Disappointing Chinese gross domestic product (GDP) data led major Asian benchmarks lower on Monday, as investors fretted over slowing growth in the world's second largest economy.
Chinese GDP data showed a 7.7 percent growth for January to March, below the expected 8 percent level and down from 7.9 percent in the previous quarter.
The Nikkei 225 closed nearly 1 percent down, while South Korea's Kospi initially sold off then edged back into the green closing 0.2 percent up. In Australia, the S&P ASX 200 also closed around 1 percent down, with investors particularly sensitive to the economic data from China, its largest trading partner.
"These growth and activity numbers seem quite disappointing in light of the very rapid loan growth reported last year... it has proved a sluggish start to the year and this suggests that the Chinese economy is less dynamic and reaching speed limits," said Greg Gibbs, senior forex strategist at RBS.
"With the government moving towards containing loan growth and control property speculation it suggests there are significant downside risks for the Chinese economy," he added.
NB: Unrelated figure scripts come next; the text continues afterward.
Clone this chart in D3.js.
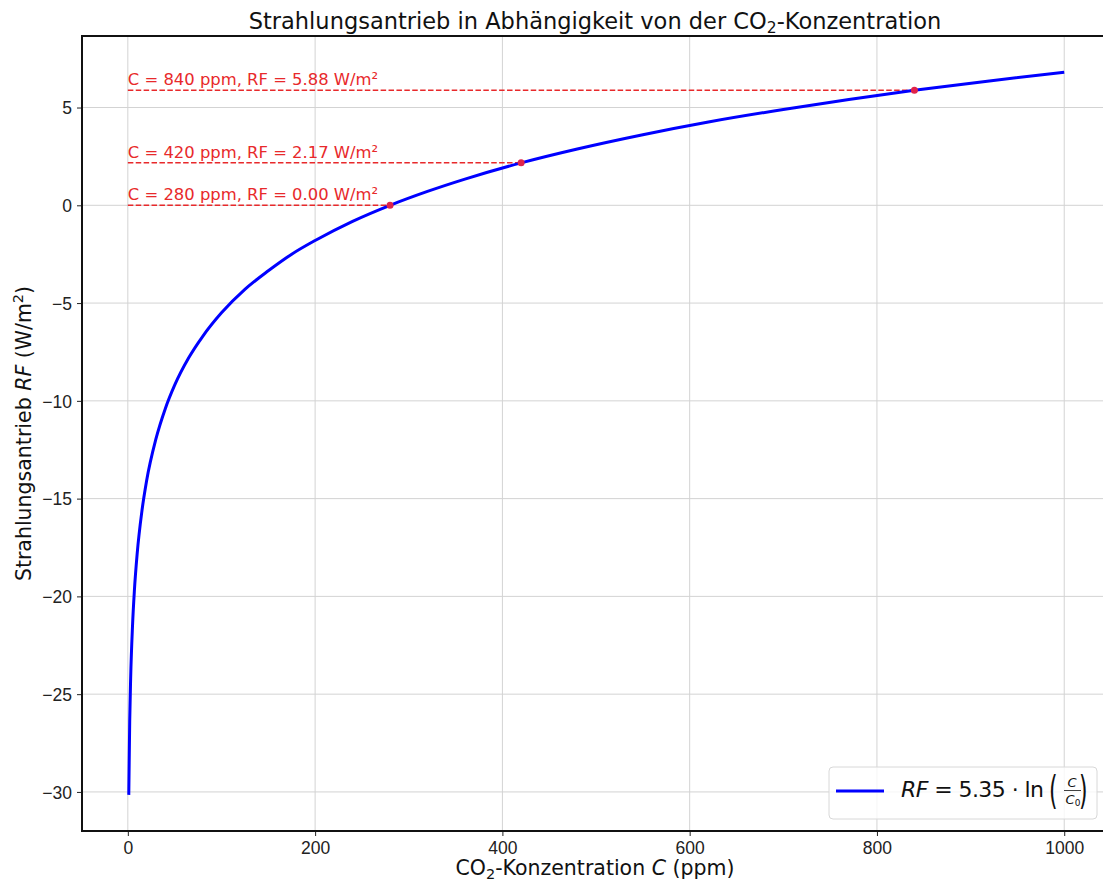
<!DOCTYPE html>
<html lang="de">
<head>
<meta charset="UTF-8">
<title>Strahlungsantrieb</title>
<style>
  body { margin: 0; background: #fff; }
  svg { display: block; font-family: "DejaVu Sans", sans-serif; }
  .grid line { stroke: #d3d3d3; stroke-width: 1; }
  .tick text { font-size: 17.5px; fill: #222; }
</style>
</head>
<body>
<div id="chart"></div>
<script src="https://d3js.org/d3.v7.min.js"></script>
<script>
// CO2 concentration (ppm) and forcing (W/m²)
const concentration = [1, 2, 3, 5, 7, 10, 15, 20, 30, 40, 50, 65, 80, 100, 125, 150, 175, 200, 240, 280, 320, 360, 420, 480, 550, 620, 700, 770, 840, 920, 1000];
const forcing = [-30.15, -26.4, -24.2, -21.5, -19.7, -17.8, -15.65, -14.1, -11.95, -10.4, -9.2, -7.8, -6.7, -5.5, -4.3, -3.35, -2.5, -1.8, -0.82, 0, 0.71, 1.34, 2.17, 2.88, 3.61, 4.26, 4.9, 5.41, 5.88, 6.36, 6.81];

// marked points
const markC = [280, 420, 840];
const markRF = [0.00, 2.17, 5.88];

const xTicks = [0, 200, 400, 600, 800, 1000];
const yTicks = [-30, -25, -20, -15, -10, -5, 0, 5];

const W = 1103, H = 882;
const margin = {top: 36, left: 82, bottom: 51, right: -8};

const svg = d3.select("#chart").append("svg")
    .attr("width", W)
    .attr("height", H);

// 5% padding like matplotlib
const xExt = d3.extent(concentration), yExt = d3.extent(forcing);
const xPad = (xExt[1] - xExt[0]) * 0.05, yPad = (yExt[1] - yExt[0]) * 0.05;

const x = d3.scaleLinear()
    .domain([xExt[0] - xPad, xExt[1] + xPad])
    .range([margin.left, W - margin.right]);
const y = d3.scaleLinear()
    .domain([yExt[0] - yPad, yExt[1] + yPad])
    .range([H - margin.bottom, margin.top]);

const x0 = x.range()[0], x1 = x.range()[1];
const y0 = y.range()[0], y1 = y.range()[1];

// grid
const grid = svg.append("g").attr("class", "grid");
grid.selectAll(".gx").data(xTicks).enter().append("line")
    .attr("x1", d => x(d)).attr("x2", d => x(d))
    .attr("y1", y1).attr("y2", y0);
grid.selectAll(".gy").data(yTicks).enter().append("line")
    .attr("x1", x0).attr("x2", x1)
    .attr("y1", d => y(d)).attr("y2", d => y(d));

// axes
const fmt = d => d < 0 ? "\u2212" + Math.abs(d) : String(d);
const xAxis = svg.append("g")
    .attr("transform", `translate(0,${y0})`)
    .call(d3.axisBottom(x).tickValues(xTicks).tickFormat(fmt).tickSize(5).tickPadding(6));
const yAxis = svg.append("g")
    .attr("transform", `translate(${x0},0)`)
    .call(d3.axisLeft(y).tickValues(yTicks).tickFormat(fmt).tickSize(5).tickPadding(5));
xAxis.select(".domain").remove();
yAxis.select(".domain").remove();
xAxis.selectAll(".tick line").attr("stroke", "#222");
yAxis.selectAll(".tick line").attr("stroke", "#222");
xAxis.selectAll(".tick text").attr("dy", "0.71em");
yAxis.selectAll(".tick text").attr("dy", "0.36em");

// annotations: dashed guides, dots, labels
const marks = markC.map((c, i) => ({c: c, rf: markRF[i]}));
svg.selectAll(".guide").data(marks).enter().append("line")
    .attr("x1", x(0)).attr("x2", d => x(d.c))
    .attr("y1", d => y(d.rf)).attr("y2", d => y(d.rf))
    .attr("stroke", "#e8292b")
    .attr("stroke-width", 1.5)
    .attr("stroke-dasharray", "5.5,2.4");

// curve
const pts = concentration.map((c, i) => [c, forcing[i]]);
const line = d3.line()
    .x(d => x(d[0]))
    .y(d => y(d[1]))
    .curve(d3.curveMonotoneX);
svg.append("path")
    .datum(pts)
    .attr("d", line)
    .attr("fill", "none")
    .attr("stroke", "#0000ff")
    .attr("stroke-width", 3);

svg.selectAll(".dot").data(marks).enter().append("circle")
    .attr("cx", d => x(d.c)).attr("cy", d => y(d.rf))
    .attr("r", 3.5)
    .attr("fill", "#e0234a");

svg.selectAll(".lab").data(marks).enter().append("text")
    .attr("x", x(0))
    .attr("y", d => y(d.rf) - 5)
    .attr("font-size", 16.4)
    .attr("fill", "#e8292b")
    .text(d => `C = ${d.c} ppm, RF = ${d.rf.toFixed(2)} W/m²`);

// spines
const spine = svg.append("g").attr("stroke", "#111").attr("stroke-width", 2);
spine.append("line").attr("x1", x0).attr("x2", x0).attr("y1", y1 - 1).attr("y2", y0 + 1);
spine.append("line").attr("x1", x0 - 1).attr("x2", x1).attr("y1", y0).attr("y2", y0);
spine.append("line").attr("x1", x0 - 1).attr("x2", x1).attr("y1", y1).attr("y2", y1);

// title
const title = svg.append("text")
    .attr("x", 595).attr("y", 29)
    .attr("text-anchor", "middle")
    .attr("font-size", 22.5)
    .attr("fill", "#111");
title.append("tspan").text("Strahlungsantrieb in Abhängigkeit von der CO");
title.append("tspan").attr("font-size", 15.5).attr("dy", 4).text("2");
title.append("tspan").attr("dy", -4).text("-Konzentration");

// x label
const xl = svg.append("text")
    .attr("x", 595).attr("y", 875)
    .attr("text-anchor", "middle")
    .attr("font-size", 20.5)
    .attr("fill", "#111");
xl.append("tspan").text("CO");
xl.append("tspan").attr("font-size", 14.5).attr("dy", 4).text("2");
xl.append("tspan").attr("dy", -4).text("-Konzentration ");
xl.append("tspan").attr("font-style", "italic").text("C");
xl.append("tspan").text(" (ppm)");

// y label
const yl = svg.append("text")
    .attr("transform", `translate(31,${(y0 + y1) / 2}) rotate(-90)`)
    .attr("text-anchor", "middle")
    .attr("font-size", 20.5)
    .attr("fill", "#111");
yl.append("tspan").text("Strahlungsantrieb ");
yl.append("tspan").attr("font-style", "italic").text("RF");
yl.append("tspan").text(" (W/m");
yl.append("tspan").attr("font-size", 14.5).attr("dy", -8).text("2");
yl.append("tspan").attr("dy", 8).text(")");

// legend
const lg = svg.append("g").attr("transform", "translate(829,767)");
lg.append("rect")
    .attr("width", 268).attr("height", 52)
    .attr("rx", 4)
    .attr("fill", "#fff").attr("fill-opacity", 0.8)
    .attr("stroke", "#d8d8d8");
lg.append("line")
    .attr("x1", 7).attr("x2", 55).attr("y1", 24).attr("y2", 24)
    .attr("stroke", "#0000ff").attr("stroke-width", 3);
const lt = lg.append("text")
    .attr("x", 72).attr("y", 30)
    .attr("font-size", 22)
    .attr("fill", "#111")
    .attr("textLength", 143)
    .attr("lengthAdjust", "spacing");
lt.append("tspan").attr("font-style", "italic").text("RF");
lt.append("tspan").text(" = 5.35 · ln");
lg.append("text")
    .attr("transform", "translate(220,37) scale(1,1.75)")
    .attr("font-size", 22).attr("fill", "#111").text("(");
lg.append("text").attr("x", 243).attr("y", 20).attr("font-size", 13).attr("font-style", "italic")
    .attr("text-anchor", "middle").attr("fill", "#111").text("C");
lg.append("line").attr("x1", 235).attr("x2", 252).attr("y1", 23.5).attr("y2", 23.5)
    .attr("stroke", "#111").attr("stroke-width", 0.8);
const cz = lg.append("text").attr("x", 244).attr("y", 37).attr("font-size", 13)
    .attr("text-anchor", "middle").attr("fill", "#111");
cz.append("tspan").attr("font-style", "italic").text("C");
cz.append("tspan").attr("font-size", 9).attr("dy", 2).text("0");
lg.append("text")
    .attr("transform", "translate(250,37) scale(1,1.75)")
    .attr("font-size", 22).attr("fill", "#111").text(")");
</script>
</body>
</html>
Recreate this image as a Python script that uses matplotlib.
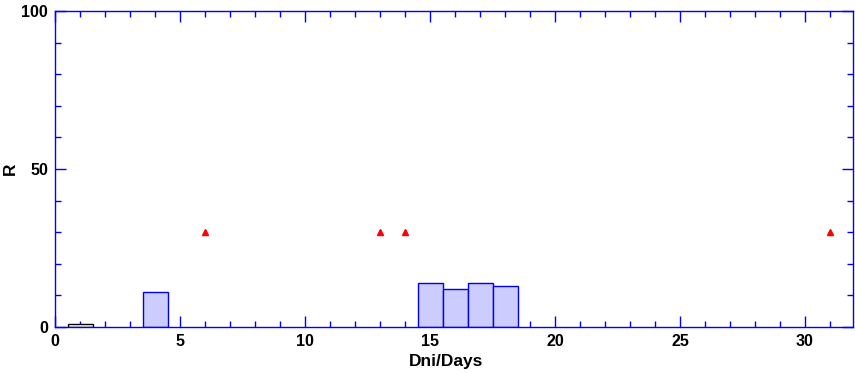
import matplotlib.pyplot as plt
from matplotlib.ticker import MultipleLocator

# histogram bars (day, R)
hollow_days = [1]
hollow_vals = [1]
bar_days = [4, 15, 16, 17, 18]
bar_vals = [11, 14, 12, 14, 13]

# red triangle markers
tri_days = [6, 13, 14, 31]
tri_vals = [30, 30, 30, 30]

plt.rcParams['font.family'] = ['Liberation Sans', 'DejaVu Sans']
plt.rcParams['font.weight'] = 'bold'

fig = plt.figure(figsize=(8.55, 3.73), dpi=100)
ax = fig.add_axes([55 / 855, 46 / 373, 798 / 855, 316 / 373])

ax.bar(hollow_days, hollow_vals, width=1, color='white', edgecolor='black', linewidth=1, zorder=2)
ax.bar(bar_days, bar_vals, width=1, color='#ccccff', edgecolor='#0000ee', linewidth=1, zorder=2)
ax.plot(tri_days, tri_vals, linestyle='none', marker='^', color='red', markersize=5, zorder=3)

ax.set_xlim(0, 31.92)
ax.set_ylim(0, 100)
ax.xaxis.set_major_locator(MultipleLocator(5))
ax.xaxis.set_minor_locator(MultipleLocator(1))
ax.yaxis.set_major_locator(MultipleLocator(50))
ax.yaxis.set_minor_locator(MultipleLocator(10))

for s in ax.spines.values():
    s.set_color('blue')
    s.set_linewidth(1)
ax.tick_params(which='both', direction='in', color='blue', top=True, right=True, labelsize=11.5, zorder=4)
ax.tick_params(which='major', length=8, width=1, pad=5)
ax.tick_params(which='minor', length=4, width=1)
for t in ax.get_xticklabels() + ax.get_yticklabels():
    t.set_fontweight('bold')

ax.set_xlabel('Dni/Days', fontsize=12.5, fontweight='bold')
ax.set_ylabel('R', fontsize=12.5, fontweight='bold')
ax.xaxis.set_label_coords(0.49, -0.085)
ax.yaxis.set_label_coords(-0.047, 0.5)

fig.savefig('out.png', dpi=100)
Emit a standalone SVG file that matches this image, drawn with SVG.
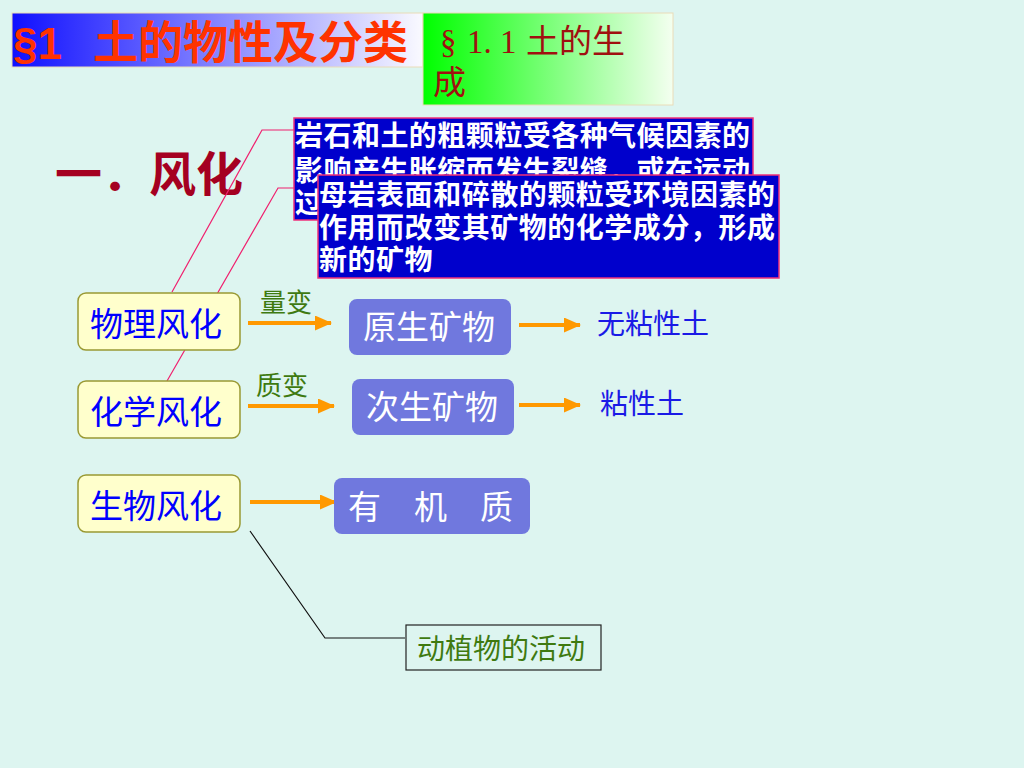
<svg xmlns="http://www.w3.org/2000/svg" width="1024" height="768" viewBox="0 0 1024 768">
<defs>
<linearGradient id="gBlue" x1="0" y1="0" x2="1" y2="0">
<stop offset="0" stop-color="#1010FF"/>
<stop offset="1" stop-color="#FAFAFF"/>
</linearGradient>
<linearGradient id="gGreen" x1="0" y1="0" x2="1" y2="0">
<stop offset="0" stop-color="#00FF00"/>
<stop offset="1" stop-color="#F4FFF0"/>
</linearGradient>
<marker id="arr" markerUnits="userSpaceOnUse" markerWidth="17" markerHeight="15" refX="16" refY="7.5" orient="auto">
<path d="M0,0 L17,7.5 L0,15 Z" fill="#FF9900"/>
</marker>
<style>
text{font-family:"Noto Sans CJK SC","Noto Sans CJK JP",sans-serif}
.yb{fill:#FFFFCC;stroke:#999933;stroke-width:1.5}
.mb{fill:#7078DE}
.db{fill:#0000CC;stroke:#F0307A;stroke-width:1.5}
.wt{fill:#FFFFFF;font-weight:bold;font-size:28px}
.bt{fill:#0000FF;font-size:33px}
.mt{fill:#FFFFFF;font-size:33px}
.st{fill:#1A1AE6;font-size:28px}
.gt{fill:#3F7A10;font-size:26px}
.sf{font-family:"Liberation Serif","Noto Sans CJK SC",serif}
.ar{stroke:#FF9900;stroke-width:4;fill:none;marker-end:url(#arr)}
.pk{stroke:#F0206E;stroke-width:1.2;fill:none}
</style>
</defs>
<rect width="1024" height="768" fill="#DDF5F0"/>

<g id="title1">
<rect x="12" y="13" width="411" height="54" fill="url(#gBlue)" stroke="#EADCB8" stroke-width="1"/>
<text y="59" font-weight="bold" fill="#FF3300"><tspan x="13" font-size="44" style="font-family:'Liberation Sans',sans-serif">§1</tspan><tspan x="93" font-size="45">土的物性及分类</tspan></text>
</g>
<g id="title2">
<rect x="423" y="13" width="250" height="92" fill="url(#gGreen)" stroke="#EADCB8" stroke-width="1"/>
<text y="53" font-size="33" fill="#A01010"><tspan class="sf" x="440">§</tspan><tspan class="sf" x="467">1.</tspan><tspan class="sf" x="500">1</tspan><tspan x="526">土的生</tspan></text>
<text x="433" y="94" font-size="33" fill="#A01010">成</text>
</g>

<g id="heading">
<text x="55" y="191" font-size="47" font-weight="bold" fill="#A50021">一．风化</text>
</g>

<g id="connectors">
<polyline class="pk" points="172,292 262,130 294,130"/>
<polyline class="pk" points="167,381 278,188 318,188"/>
<line class="ar" x1="248" y1="323" x2="331" y2="323"/>
<line class="ar" x1="519" y1="325" x2="580" y2="325"/>
<line class="ar" x1="248" y1="406" x2="334" y2="406"/>
<line class="ar" x1="519" y1="405" x2="580" y2="405"/>
<line class="ar" x1="250" y1="502" x2="336" y2="502"/>
<polyline points="250,531 325,638 405,638" fill="none" stroke="#111" stroke-width="1.2"/>
</g>

<g id="defPhysical">
<rect class="db" x="294" y="118" width="459" height="102"/>
<text class="wt" x="295" y="146" textLength="455" lengthAdjust="spacing">岩石和土的粗颗粒受各种气候因素的</text>
<text class="wt" x="295" y="181" textLength="455" lengthAdjust="spacing">影响产生胀缩而发生裂缝，或在运动</text>
<text class="wt" x="295" y="213">过</text>
</g>
<g id="defChemical">
<rect class="db" x="318" y="175" width="461" height="103"/>
<text class="wt" x="319" y="205" textLength="456" lengthAdjust="spacing">母岩表面和碎散的颗粒受环境因素的</text>
<text class="wt" x="319" y="238" textLength="456" lengthAdjust="spacing">作用而改变其矿物的化学成分，形成</text>
<text class="wt" x="319" y="270" letter-spacing="0.5">新的矿物</text>
</g>

<g id="physical">
<rect class="yb" x="78" y="293" width="162" height="57" rx="8"/>
<text class="bt" x="90" y="336">物理风化</text>
</g>
<g id="chemical">
<rect class="yb" x="78" y="381" width="162" height="57" rx="8"/>
<text class="bt" x="90" y="424">化学风化</text>
</g>
<g id="biological">
<rect class="yb" x="78" y="475" width="162" height="57" rx="8"/>
<text class="bt" x="90" y="518">生物风化</text>
</g>

<g id="label-quant"><text class="gt" x="260" y="312">量变</text></g>
<g id="label-qual"><text class="gt" x="256" y="395">质变</text></g>

<g id="primary">
<rect class="mb" x="349" y="299" width="162" height="56" rx="8"/>
<text class="mt" x="363" y="339">原生矿物</text>
</g>
<g id="secondary">
<rect class="mb" x="352" y="379" width="162" height="56" rx="8"/>
<text class="mt" x="366" y="419">次生矿物</text>
</g>
<g id="organic">
<rect class="mb" x="334" y="478" width="196" height="56" rx="8"/>
<text class="mt" x="348" y="519">有　机　质</text>
</g>

<g id="nonclay"><text class="st" x="597" y="334">无粘性土</text></g>
<g id="clay"><text class="st" x="600" y="414">粘性土</text></g>

<g id="activity">
<rect x="406" y="625" width="195" height="45" fill="none" stroke="#222" stroke-width="1.2"/>
<text class="gt" x="417" y="659" style="font-size:28px">动植物的活动</text>
</g>
</svg>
Chinese fixed asset investment data also disappointed, posting 20.9 percent growth for January to March 2013, below the 21.3 percent, forecast in a Reuters poll.
Industrial output was also weaker than expected, showing a 8.9 percent increase for March, year on year, well below expectations of a 10 percent rise.
(Read More: Can China Turn 'Economy on Steroids' to Real Growth?)
Aussie Miners Suffer
A sharp sell-off in gold miners and resources firms led Australia's benchmark stock index lower as concerns over slowing growth in China damaged sentiment.
A slide in gold prices below the psychological $1,500 level, sparked falls across gold miners. Alacer Gold closed 17 percent down, while Medusa Mining slumped 16 percent.
(Read More: Miners Get Crushed as Gold Extends Fall Below $1,500)
In South Korea, there was some caution amid tension in North Korea as Pyongyang geared up to celebrate the birthday of late founder Kim Il-Sung with an expected missile launch.
Hanil Engineering & Construction led the losses on the benchmark, plummeting by near 60 percent over the course of the trading day.
Equipment manufacturer Mando Corporation also declined by 15 percent after it announced a plan to support its loss-making sister company Halla Engineering & Construction, Reuters reported.
The Japanese yen failed to surpass the psychological level of 100 to the dollar last week and has strengthened to around 98.06, after the U.S. government issued a report warning both Japan and China against competitive devaluation of their currencies.
(Read More: US Warns Japan Not to Hold Down the Yen)
"I think this [the rebound in the yen] is just a short-term development. The fact of the matter is the Bank of Japan is pursuing a shock and awe policy to weaken the yen and we will see a lot of that money flow abroad and that will continue to weaken the yen," Todd Elmer, currency strategist at Citi, told CNBC.
Investors in Asia may also be starting to take a more cautious approach ahead of a major earnings week in the U.S., with 74 S&P 500 companies set to report their results, including Goldman Sachs and Google.
Disappointing U.S. retail sales data on Friday also weighed on sentiment in Asia, following a 0.4 percent decline for March.